Anderson, who conducted a long-term evaluation of the Tulsa Pre-Kindergarten program, also raised questions about the study’s ecological validity, or how the researchers’ findings translate to actual behavior in a classroom setting.

The research team’s intent was not to vilify early educators but rather to explore the nature of implicit bias, which is “innate, automatically triggered and unconscious,” Reyes said.The implications of this research stretch from the educational sphere to policymaking on the state and federal levels, according to the Research Study Brief.

The race of the teacher also plays a large role in the shaping of implicit bias and ultimate treatment of problematic students, the brief stated.

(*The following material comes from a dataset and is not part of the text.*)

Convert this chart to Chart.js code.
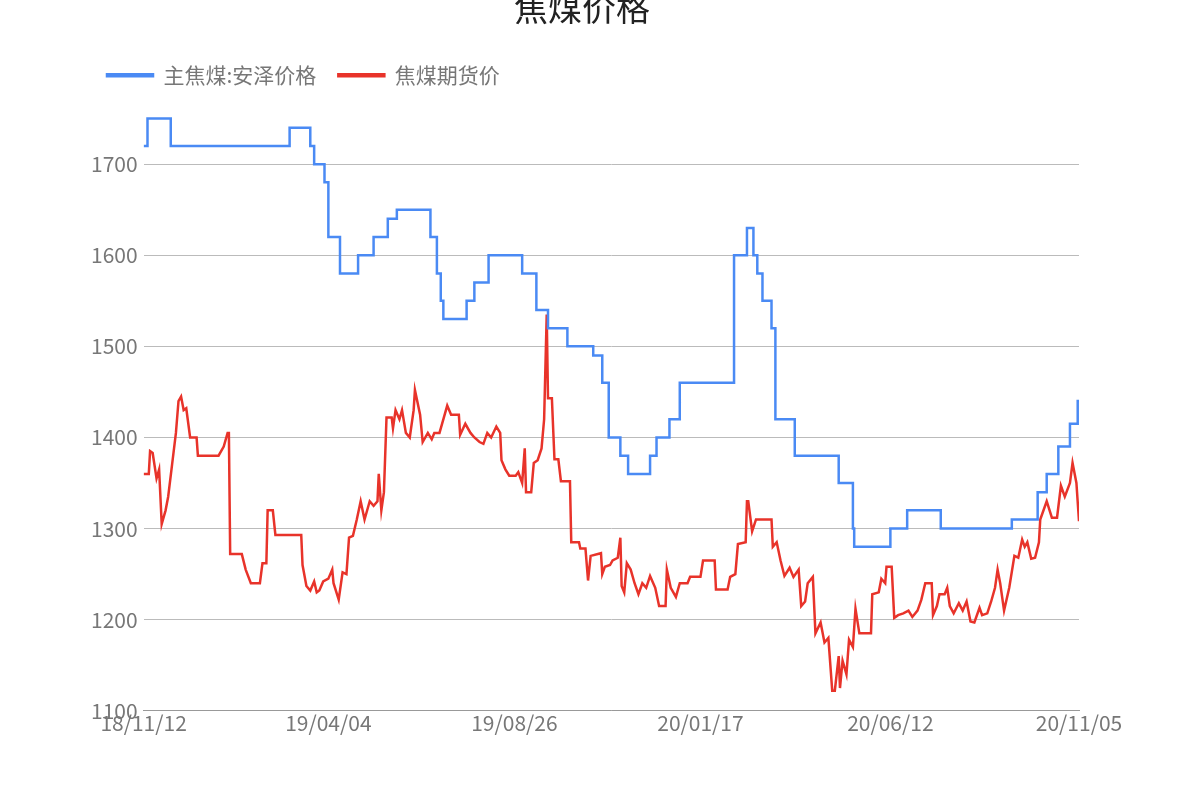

While the team did not recommend any actions pertaining to hiring more teachers of color, federal officials are using the researcher’s findings to back current programs meant to diversify the educational workforce.

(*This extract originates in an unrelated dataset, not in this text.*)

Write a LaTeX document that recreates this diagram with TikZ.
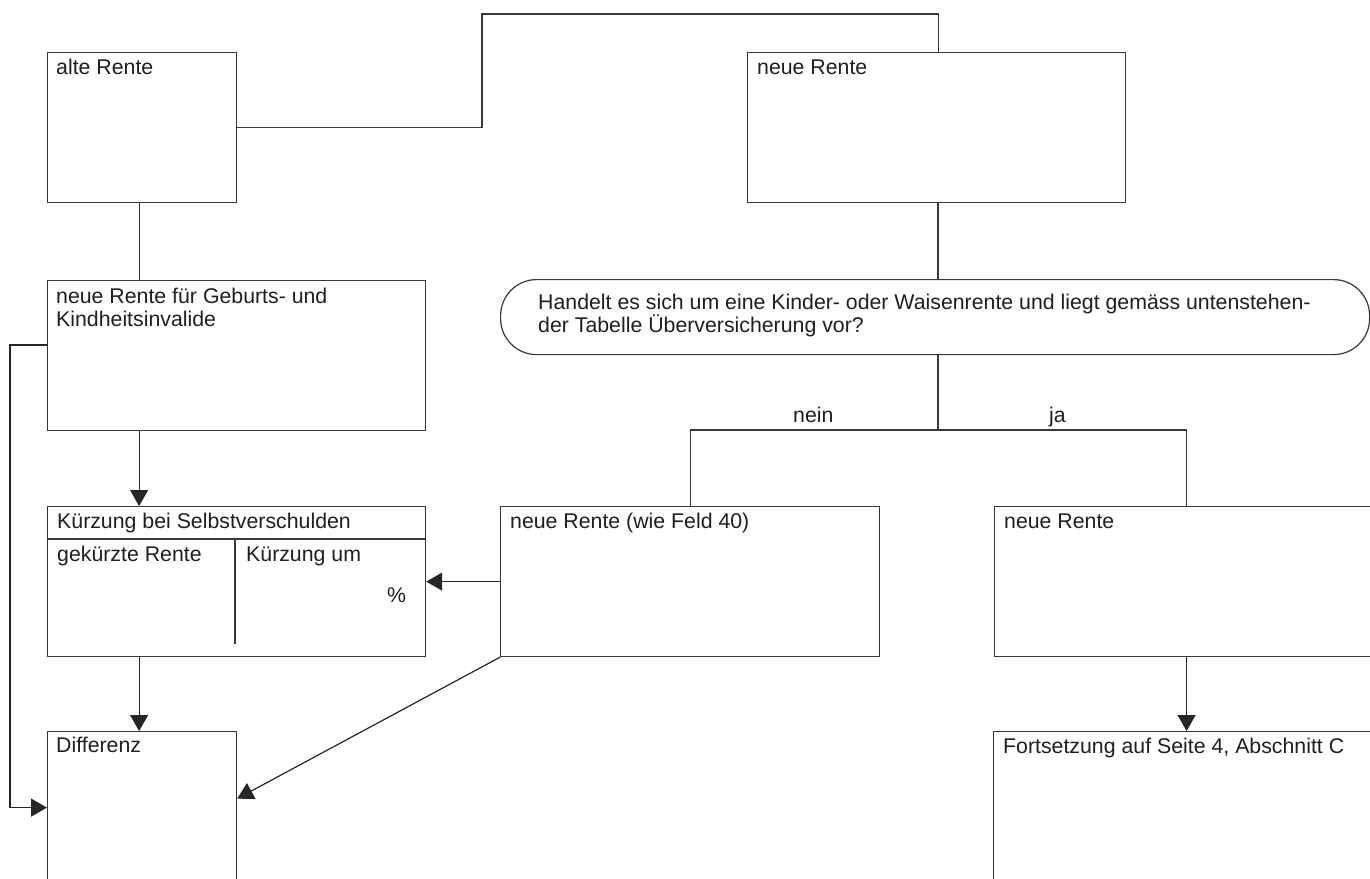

“Research has shown that a diverse educator workforce has benefits for all students and can have particular benefits for students of color,” U.S. Department of Education Press Secretary & Strategic Communications Adviser Dorie Nolt said.

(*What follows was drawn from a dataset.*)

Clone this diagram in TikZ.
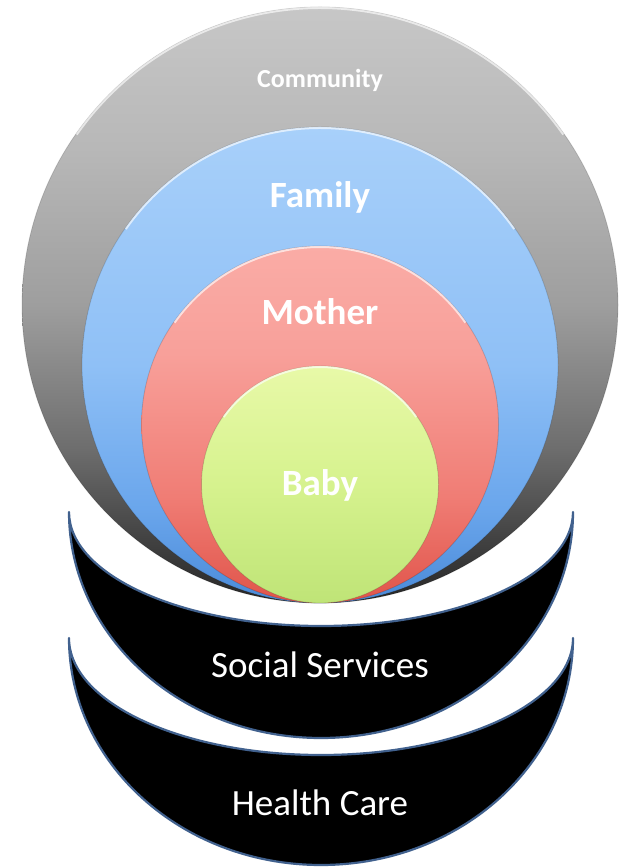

“This study sheds a light on an important issue that Secretary [of Education John] King talks about frequently: the current lack of diversity among the teaching profession.” A range of initiatives to hire and support more educators of color is being [spearheaded] by the Department of Education, having been prompted by this study and other early education research, Nolt said.

In terms of state legislature, the team’s work has already influenced local policy. Based on their findings, the researchers recommended an end to preschool expulsions, which the team concluded can be heavily influenced by implicit biases of the educator. In 2015, Connecticut became the first state to ban preschool expulsions, due in part to the research and recommendations from the Yale researchers.

The team is now working on translating their findings into concrete interventions and reforms for the national early education system, Reyes said They are also in the process of submitting their findings to a journal for proper scientific publication.